For overall tracking, the two big players are FitBit and Jawbone UP. They will measure sleep, exercise and eating, plus help you set and reach goals.

Paying for your free app

Don’t want to pay for the hardware? You can always just use free software.  If you follow my blogs you may know what I will say next – nothing is free. How are you paying? With your information. When I was pregnant with my first, I signed up for a pregnancy tracker that allowed me to record all my weekly data including my weight, any symptoms I had, and results from my doctor’s appointments. In return it gave me weekly updates on where the fetus development should be and some analysis on my input data. I thought it was pretty cool for a free app. Meanwhile, the app was getting a goldmine of data! Women from all over were voluntarily inputing their data to be analyzed and charted and compared. I did not notice then, but I would have been seeing cleverly placed ads targeted at my stage of pregnancy or maybe even to the symptoms I had checked off. In some ways, targeted advertising is nicer than random ads because at least you are getting something you can use.

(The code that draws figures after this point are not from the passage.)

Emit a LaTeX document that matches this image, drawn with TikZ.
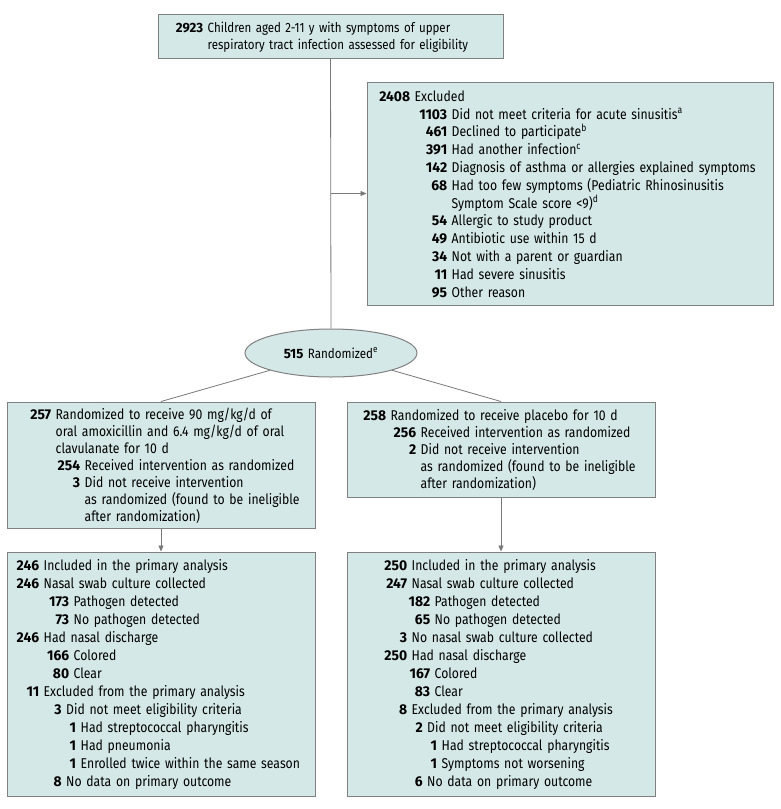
\documentclass[tikz,border=0pt]{standalone}
\usepackage{fontspec}
\setmainfont{Fira Sans}[FakeStretch=0.86]
\newfontfamily\numfont{Fira Sans}[FakeStretch=0.98]
\usetikzlibrary{arrows.meta,shapes.geometric}
\definecolor{boxfill}{RGB}{213,232,232}
\definecolor{boxline}{RGB}{128,128,128}
\definecolor{lineg}{RGB}{120,120,120}
\newcommand\nb[1]{{\numfont\bfseries #1}}
\newcommand\nm[3]{\hspace*{#1pt}\llap{\nb{#2}}\hspace{4.5pt}#3}
\newcommand\cn[2]{\hspace*{#1pt}\hspace{4.5pt}#2}
\newcommand\fl{\rule{0pt}{12pt}}
\begin{document}
\begin{tikzpicture}[x=1pt,y=-1pt,
  box/.style={draw=boxline, fill=boxfill, line width=1pt, inner sep=0pt, rectangle},
  oval/.style={draw=boxline, fill=boxfill, line width=1pt, inner sep=0pt, ellipse},
  txt/.style={anchor=north west, inner sep=0pt, text width=420pt, align=left},
  conn/.style={draw=lineg, line width=0.8pt},
  arr/.style={conn, -{Triangle[length=6pt,width=5pt]}}]
\useasboundingbox (0,0) rectangle (780,809);
% boxes
\node[box, minimum width=345pt, minimum height=44pt] (top) at (330.5,36) {};
\node[box, minimum width=406pt, minimum height=223pt] (excl) at (570,193.5) {};
\node[oval, minimum width=172pt, minimum height=48pt] (rand) at (331,353)
  {\fontsize{13.5}{16}\selectfont\nb{515}\hspace{4.5pt}Randomized\textsuperscript{e}};
\node[box, minimum width=308pt, minimum height=126pt] (lmid) at (161,465) {};
\node[box, minimum width=308pt, minimum height=95pt] (rmid) at (501,449.5) {};
\node[box, minimum width=308pt, minimum height=244pt] (lbot) at (161,674) {};
\node[box, minimum width=308pt, minimum height=244pt] (rbot) at (501,674) {};
% connectors
\coordinate (j) at (331,193.5);
\draw[conn] (top.south) -- (rand.north);
\draw[arr] (j) -- (excl.west);
\draw[conn] (rand.south west) -- (lmid.north);
\draw[conn] (rand.south east) -- (rmid.north);
\draw[arr] (lmid.south) -- (lbot.north);
\draw[arr] (rmid.south) -- (rbot.north);
% texts
\node[txt, font=\fontsize{13.4}{17.5}\selectfont] (ttop) at (158,20) {%
\nm{45}{2923}{\fl Children aged 2-11 y with symptoms of upper}\\
\cn{45}{respiratory tract infection assessed for eligibility}};
\node[txt, font=\fontsize{14.2}{17.8}\selectfont] (texcl) at (367,89) {%
\nm{43}{2408}{\fl Excluded}\\
\nm{80}{1103}{Did not meet criteria for acute sinusitis\textsuperscript{a}}\\
\nm{80}{461}{Declined to participate\textsuperscript{b}}\\
\nm{80}{391}{Had another infection\textsuperscript{c}}\\
\nm{80}{142}{Diagnosis of asthma or allergies explained symptoms}\\
\nm{80}{68}{Had too few symptoms (Pediatric Rhinosinusitis}\\
\cn{80}{Symptom Scale score <9)\textsuperscript{d}}\\
\nm{80}{54}{Allergic to study product}\\
\nm{80}{49}{Antibiotic use within 15 d}\\
\nm{80}{34}{Not with a parent or guardian}\\
\nm{80}{11}{Had severe sinusitis}\\
\nm{80}{95}{Other reason}};
\node[txt, font=\fontsize{14.2}{17}\selectfont] (tlmid) at (7,407) {%
\nm{44}{257}{\fl Randomized to receive 90 mg/kg/d of}\\
\cn{44}{oral amoxicillin and 6.4 mg/kg/d of oral}\\
\cn{44}{clavulanate for 10 d}\\
\nm{73}{254}{Received intervention as randomized}\\
\nm{73}{3}{Did not receive intervention}\\
\cn{73}{as randomized (found to be ineligible}\\
\cn{73}{after randomization)}};
\node[txt, font=\fontsize{14.2}{17}\selectfont] (trmid) at (347,408) {%
\nm{39}{258}{\fl Randomized to receive placebo for 10 d}\\
\nm{69}{256}{Received intervention as randomized}\\
\nm{69}{2}{Did not receive intervention}\\
\cn{69}{as randomized (found to be ineligible}\\
\cn{69}{after randomization)}};
\node[txt, font=\fontsize{14.2}{18}\selectfont] (tlbot) at (7,558.7) {%
\nm{32}{246}{\fl Included in the primary analysis}\\
\nm{32}{246}{Nasal swab culture collected}\\
\nm{62}{173}{Pathogen detected}\\
\nm{62}{73}{No pathogen detected}\\
\nm{32}{246}{Had nasal discharge}\\
\nm{62}{166}{Colored}\\
\nm{62}{80}{Clear}\\
\nm{32}{11}{Excluded from the primary analysis}\\
\nm{54.5}{3}{Did not meet eligibility criteria}\\
\nm{69}{1}{Had streptococcal pharyngitis}\\
\nm{69}{1}{Had pneumonia}\\
\nm{69}{1}{Enrolled twice within the same season}\\
\nm{54.5}{8}{No data on primary outcome}};
\node[txt, font=\fontsize{14.2}{18}\selectfont] (trbot) at (347,558.7) {%
\nm{60}{250}{\fl Included in the primary analysis}\\
\nm{60}{247}{Nasal swab culture collected}\\
\nm{83}{182}{Pathogen detected}\\
\nm{83}{65}{No pathogen detected}\\
\nm{60}{3}{No nasal swab culture collected}\\
\nm{60}{250}{Had nasal discharge}\\
\nm{83}{167}{Colored}\\
\nm{83}{83}{Clear}\\
\nm{60}{8}{Excluded from the primary analysis}\\
\nm{75.5}{2}{Did not meet eligibility criteria}\\
\nm{90}{1}{Had streptococcal pharyngitis}\\
\nm{90}{1}{Symptoms not worsening}\\
\nm{75.5}{6}{No data on primary outcome}};
\end{tikzpicture}
\end{document}
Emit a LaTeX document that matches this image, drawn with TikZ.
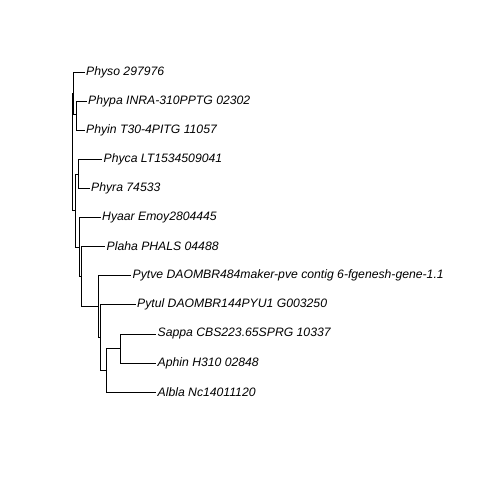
\documentclass[tikz,border=0pt]{standalone}
\usepackage{fontspec}
\setmainfont{Liberation Sans}
\usepackage{tikz}

\begin{document}
\begin{tikzpicture}[x=1pt,y=-1pt,
		tip_style/.style={anchor=west,inner xsep=1.5pt,inner ysep=0pt,font=\fontsize{12.2}{14}\selectfont\itshape},
		edge_style/.style={draw=black,line width=0.65pt}]

		\useasboundingbox[fill=white] (0,0) rectangle (480,480);

		\coordinate (n0) at (72.8,151.9);
		\coordinate (n1) at (73.3,93.4);
		\coordinate (n2) at (76.5,114.75);
		\coordinate (n3) at (75.3,210.45);
		\coordinate (n4) at (78.7,173.85);
		\coordinate (n5) at (79,247.05);
		\coordinate (n6) at (81,276.6);
		\coordinate (n7) at (98.3,306.6);
		\coordinate (n8) at (100.8,337.55);
		\coordinate (n9) at (106.5,370.3);
		\coordinate (n10) at (120.5,348.45);

		\node[tip_style] (physo) at (84.5,72)  {Physo 297976};
		\node[tip_style] (phypa) at (86.5,101.1)  {Phypa INRA-310PPTG 02302};
		\node[tip_style] (phyin) at (84.5,130.2)  {Phyin T30-4PITG 11057};
		\node[tip_style] (phyca) at (102,159.3)  {Phyca LT1534509041};
		\node[tip_style] (phyra) at (89.5,188.4)  {Phyra 74533};
		\node[tip_style] (hyaar) at (100.5,217.5)  {Hyaar Emoy2804445};
		\node[tip_style] (plaha) at (105,246.6)  {Plaha PHALS 04488};
		\node[tip_style] (pytve) at (131,275.7)  {Pytve DAOMBR484maker-pve contig 6-fgenesh-gene-1.1};
		\node[tip_style] (pytul) at (135.5,304.8)  {Pytul DAOMBR144PYU1 G003250};
		\node[tip_style] (sappa) at (156,333.9)  {Sappa CBS223.65SPRG 10337};
		\node[tip_style] (aphin) at (156,363)  {Aphin H310 02848};
		\node[tip_style] (albla) at (156,392.1)  {Albla Nc14011120};

		\draw[edge_style]  (n0) |- (n1);
		\draw[edge_style]  (n0) |- (n3);
		\draw[edge_style]  (n1) |- (physo.west);
		\draw[edge_style]  (n1) |- (n2);
		\draw[edge_style]  (n2) |- (phypa.west);
		\draw[edge_style]  (n2) |- (phyin.west);
		\draw[edge_style]  (n3) |- (n4);
		\draw[edge_style]  (n3) |- (n5);
		\draw[edge_style]  (n4) |- (phyca.west);
		\draw[edge_style]  (n4) |- (phyra.west);
		\draw[edge_style]  (n5) |- (hyaar.west);
		\draw[edge_style]  (n5) |- (n6);
		\draw[edge_style]  (n6) |- (plaha.west);
		\draw[edge_style]  (n6) |- (n7);
		\draw[edge_style]  (n7) |- (pytve.west);
		\draw[edge_style]  (n7) |- (n8);
		\draw[edge_style]  (n8) |- (pytul.west);
		\draw[edge_style]  (n8) |- (n9);
		\draw[edge_style]  (n9) |- (n10);
		\draw[edge_style]  (n9) |- (albla.west);
		\draw[edge_style]  (n10) |- (sappa.west);
		\draw[edge_style]  (n10) |- (aphin.west);

\end{tikzpicture}
\end{document}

Still, be aware that any tracker you use online could still be transmitting your data back to their servers. Typically they strip your name out to make it anonymous and thereby in compliance with terms and conditions.

Did you ‘Like’ this post yet?

There are a lot of great things about self quantification, but where I get concerned is when it allows you to feel badly about yourself. For instance, take social network ‘Likes’. It is one thing to post a picture for other people’s enjoyment but another to be able to gauge the impact of that picture by the number of ‘Likes’ it receives. Even worse to be able to measure against others. Remember what it was like to get a grade back in school on your paper? Now remember how it felt if you also knew what your friends got and your score was lower? Some may ask why the picture of their night out got only 20 ‘likes’ but their friend’s got 55? Why didn’t your last post get any likes at all? The ‘likes’ were intended to allow people to say ‘”I agree!” or “that’s awesome”. The lack of ‘likes’ gets interpreted as the opposite and that is not what they symbolize. It is hard not to compare when it is in black and white.

Same goes for tools that measure progress. Some people are inspired to work harder when they can see they did not meet their goal. Not me. I stopped tracking my exercises because I felt great when I exceeded my last workout but when I fell short it made me feel badly rather than pleased with the effort. To each his own in this regard.

GBU likes

In summary:

  • The Good: Trackers are advancing medical research and can be a great way to help you reach fitness or health goals.
  • The Bad: When you use applications that connect online, be aware that those applications are likely using your data. 
  • The Ugly: As nice as it is to get a reaffirmation from your numbers, make sure you do not allow them to discourage you.